All the effort/time invested to earn the Violet proto-drake from What a Long, Strange Trip– enjoy that waddling ground mount. #Immersion
— Manech (@MichaelJPetty) May 22, 2015
Nor are my drakes from Dragon Soul (I have both the meta and the one from Heroic Madness), my bird from the Firelands meta or my Icebound Frostbrood Vanquisher.
It’s not as though I don’t have some nice ground mounts — I have Baron Rivendare’s mount, which is awesome. I have my paladin’s charger, also awesome. But using these huge flying drakes on the ground is pretty dumb-looking. I like using some of these fancy mounts. But not to see them waddle on the ground. To see things I worked really hard for get relegated to use in the old world… it’s disappointing. Someone on Twitter is even talking about false advertising in terms of buying mounts from the shop. (I don’t know that I’d go that far, but, to be fair, I’ve never bought a mount from the shop.)
Speaking of posts by people on Twitter, don’t miss Ross‘s post at Feckless Leader: “Yep, We’re Still Talking About Flying“, in which he talks about how maybe this is the beginning of the replacement of flight, not just the flat-out removal of flight. (I wish I had his hope and trust.)
And, of course, if you don’t regularly read Alternative Chat, shame on you. Go read her post about flying.
But What About THE GAMEPLAY?!?!
Hazzikostas talked about how it’s silly for people to fly to their mob, land on the hut, kill the mob and fly off again.
Okay, that’s fair. So stop having such simplistic quests. Add in “kill X number of mobs” to the quest. Or put the mob in a cave. Or underwater. Or something.
Frankly, I will say this — the terrain of Draenor sucks. It’s all hills and canyons and how in the actual fuck are you supposed to get up THAT hill and how do you get out of THAT canyon and seriously? This would be a lot less frustrating if I could fly!
Half the reason I don’t go out into Draenor is that I don’t really have a reason to do so, but when I do go out there, venturing out from my Garrison, I end up frustrated as all get out because there’s no obvious way to get to point B from my point A. The maps are not remotely detailed enough to take height into consideration. I see my objective on the minimap and, in the world, it’s like three stories over my head, dangling off a cliff. How do I get up on that cliff? The challenge should be in getting the objective, not in navigating the inhospitable terrain to get to the cliff, the way I see it. If the terrain weren’t crazy, I wouldn’t mind being without flight, really, when I’m out in the world.
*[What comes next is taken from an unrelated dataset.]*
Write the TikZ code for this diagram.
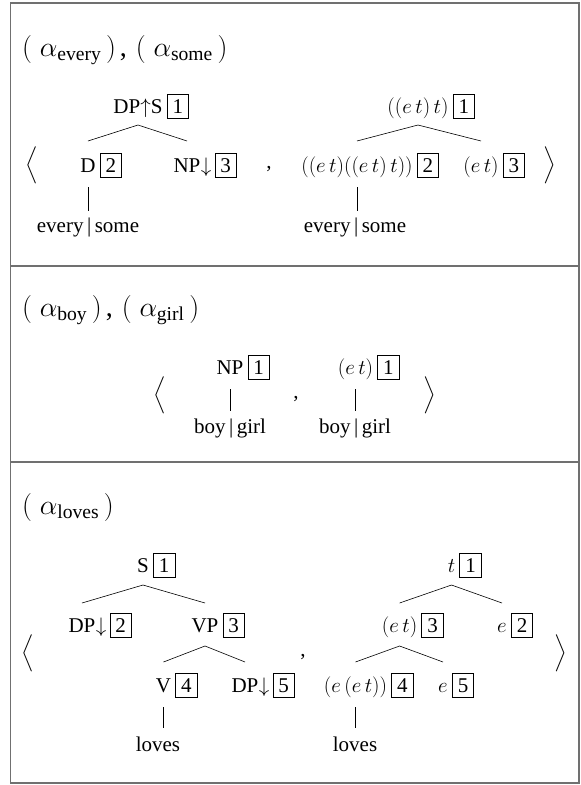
\documentclass[tikz,border=0pt]{standalone}
\usepackage{fix-cm}
\usepackage{amsmath}
\usepackage{fontspec}
\setmainfont{Liberation Serif}
\usetikzlibrary{calc}
\definecolor{framegray}{HTML}{707070}
\begin{document}
\begin{tikzpicture}[x=1pt,y=-1pt,
  every node/.style={font=\fontsize{21}{25}\selectfont},
  lab/.style={inner sep=0pt, anchor=base},
  labw/.style={inner sep=0pt, anchor=base west},
  ttl/.style={inner sep=0pt, anchor=base west, font=\fontsize{28}{32}\selectfont},
  bx/.style={draw, line width=0.7pt, inner xsep=5.5pt, inner ysep=5pt, text height=14pt, text depth=0pt, anchor=base west},
  edge/.style={line width=0.6pt},
  frame/.style={draw=framegray, line width=1.2pt},
  delim/.style={inner sep=0pt, anchor=center}]
\useasboundingbox (0,0) rectangle (581,785);
% frames
\draw[frame] (10.5,3) rectangle (579,783);
\draw[frame] (10.5,266) -- (579,266);
\draw[frame] (10.5,462) -- (579,462);

% ---------------- panel 1 ----------------
\node[ttl] (title1) at (22,56) {$(\;\alpha_{\text{every}}\,)$\hspace{4pt},\hspace{9pt}$(\;\alpha_{\text{some}}\,)$};
\node[delim] (la1) at (32,165) {$\Big\langle$};
\node[delim] (ra1) at (550,165) {$\Big\rangle$};
\node[lab] (dps) at (138,113) {DP$\uparrow$S};
\node[bx] (dpsb) at ($(dps.base east)+(4,0)$) {1};
\node[lab] (d) at (88,172) {D};
\node[bx] (db) at ($(d.base east)+(4,0)$) {2};
\node[lab] (np) at (187,172) {NP};
\node[labw] (npa) at (np.base east) {$\downarrow$};
\node[bx] (npb) at ($(npa.base east)+(3,0)$) {3};
\node[lab] (cm1) at (269,168) {,};
\node[lab] (ett) at (418,113) {$((e\,t)\,t)$};
\node[bx] (ettb) at ($(ett.base east)+(4,0)$) {1};
\node[lab] (q) at (357,172) {$((e\,t)((e\,t)\,t))$};
\node[bx] (qb) at ($(q.base east)+(4,0)$) {2};
\node[lab] (et1) at (481,172) {$(e\,t)$};
\node[bx] (et1b) at ($(et1.base east)+(4,0)$) {3};
\node[lab] (lf1) at (88,232) {every\,|\,some};
\node[lab] (lf2) at (355,232) {every\,|\,some};
\draw[edge] ($(dps.base)+(0,12)$) -- ($(d.base)+(0,-31)$);
\draw[edge] ($(dps.base)+(0,12)$) -- ($(np.base)+(0,-31)$);
\draw[edge] ($(ett.base)+(0,12)$) -- ($(q.base)+(0,-31)$);
\draw[edge] ($(ett.base)+(0,12)$) -- ($(et1.base)+(0,-31)$);
\draw[edge] ($(d.base)+(0,15)$) -- ($(d.base |- lf1.base)+(0,-21)$);
\draw[edge] ($(q.base)+(0,15)$) -- ($(q.base |- lf2.base)+(0,-21)$);

% ---------------- panel 2 ----------------
\node[ttl] (title2) at (22,316) {$(\;\alpha_{\text{boy}}\,)$\hspace{4pt},\hspace{9pt}$(\;\alpha_{\text{girl}}\,)$};
\node[delim] (la2) at (160,395) {$\Big\langle$};
\node[delim] (ra2) at (430,395) {$\Big\rangle$};
\node[lab] (np2) at (230,374) {NP};
\node[bx] (np2b) at ($(np2.base east)+(4,0)$) {1};
\node[lab] (cm2) at (296,398) {,};
\node[lab] (et2) at (355.5,374) {$(e\,t)$};
\node[bx] (et2b) at ($(et2.base east)+(4,0)$) {1};
\node[lab] (lf3) at (230,433) {boy\,|\,girl};
\node[lab] (lf4) at (355,433) {boy\,|\,girl};
\draw[edge] ($(np2.base)+(0,15)$) -- ($(np2.base |- lf3.base)+(0,-22)$);
\draw[edge] ($(et2.base)+(0,15)$) -- ($(et2.base |- lf4.base)+(0,-22)$);

% ---------------- panel 3 ----------------
\node[ttl] (title3) at (22,514) {$(\;\alpha_{\text{loves}}\,)$};
\node[delim] (la3) at (28,653) {$\Big\langle$};
\node[delim] (ra3) at (561,653) {$\Big\rangle$};
\node[lab] (s) at (143,572) {S};
\node[bx] (sb) at ($(s.base east)+(4,0)$) {1};
\node[lab] (dp) at (82,632) {DP};
\node[labw] (dpa) at (dp.base east) {$\downarrow$};
\node[bx] (dpb) at ($(dpa.base east)+(3,0)$) {2};
\node[lab] (vp) at (205,632) {VP};
\node[bx] (vpb) at ($(vp.base east)+(4,0)$) {3};
\node[lab] (v) at (163.5,692) {V};
\node[bx] (vb) at ($(v.base east)+(4,0)$) {4};
\node[lab] (dp5) at (245,692) {DP};
\node[labw] (dp5a) at (dp5.base east) {$\downarrow$};
\node[bx] (dp5b) at ($(dp5a.base east)+(3,0)$) {5};
\node[lab] (lv1) at (158,751) {loves};
\node[lab] (cm3) at (303,656) {,};
\node[lab] (t) at (451.5,572) {$t$};
\node[bx] (tb) at ($(t.base east)+(4,0)$) {1};
\node[lab] (et3) at (399.6,632) {$(e\,t)$};
\node[bx] (et3b) at ($(et3.base east)+(4,0)$) {3};
\node[lab] (e2) at (502,632) {$e$};
\node[bx] (e2b) at ($(e2.base east)+(4,0)$) {2};
\node[lab] (eet) at (355.5,692) {$(e\,(e\,t))$};
\node[bx] (eetb) at ($(eet.base east)+(4,0)$) {4};
\node[lab] (e5) at (443,692) {$e$};
\node[bx] (e5b) at ($(e5.base east)+(4,0)$) {5};
\node[lab] (lv2) at (355,751) {loves};
\draw[edge] ($(s.base)+(0,13)$) -- ($(dp.base)+(0,-29)$);
\draw[edge] ($(s.base)+(0,13)$) -- ($(vp.base)+(0,-29)$);
\draw[edge] ($(vp.base)+(0,14)$) -- ($(v.base)+(0,-30)$);
\draw[edge] ($(vp.base)+(0,14)$) -- ($(dp5.base)+(0,-30)$);
\draw[edge] ($(v.base)+(0,15)$) -- ($(v.base |- lv1.base)+(0,-23)$);
\draw[edge] ($(t.base)+(0,13)$) -- ($(et3.base)+(0,-29)$);
\draw[edge] ($(t.base)+(0,13)$) -- ($(e2.base)+(0,-29)$);
\draw[edge] ($(et3.base)+(0,14)$) -- ($(eet.base)+(0,-30)$);
\draw[edge] ($(et3.base)+(0,14)$) -- ($(e5.base)+(0,-30)$);
\draw[edge] ($(eet.base)+(0,15)$) -- ($(eet.base |- lv2.base)+(0,-23)$);
\end{tikzpicture}
\end{document}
But it is crazy. The ground is never just flat. This is not Vanilla. And I’m glad it’s not Vanilla. I remember walking into Hellfire Peninsula and being like “HOLY CRAP, THE GROUND IS SLANTED” when Burning Crusade launched. And I like that. I just don’t like being forced to travel around and over and up and down for the sake of absolutely nothing. There is no reason to make the terrain as treacherous as it is in some parts except to slow us down and annoy us.
That’s when I miss flight. It doesn’t make the gameplay any more enjoyable for me. It makes me feel as though I’m a rat in a maze. And that? That does not endear me to the designers of the game.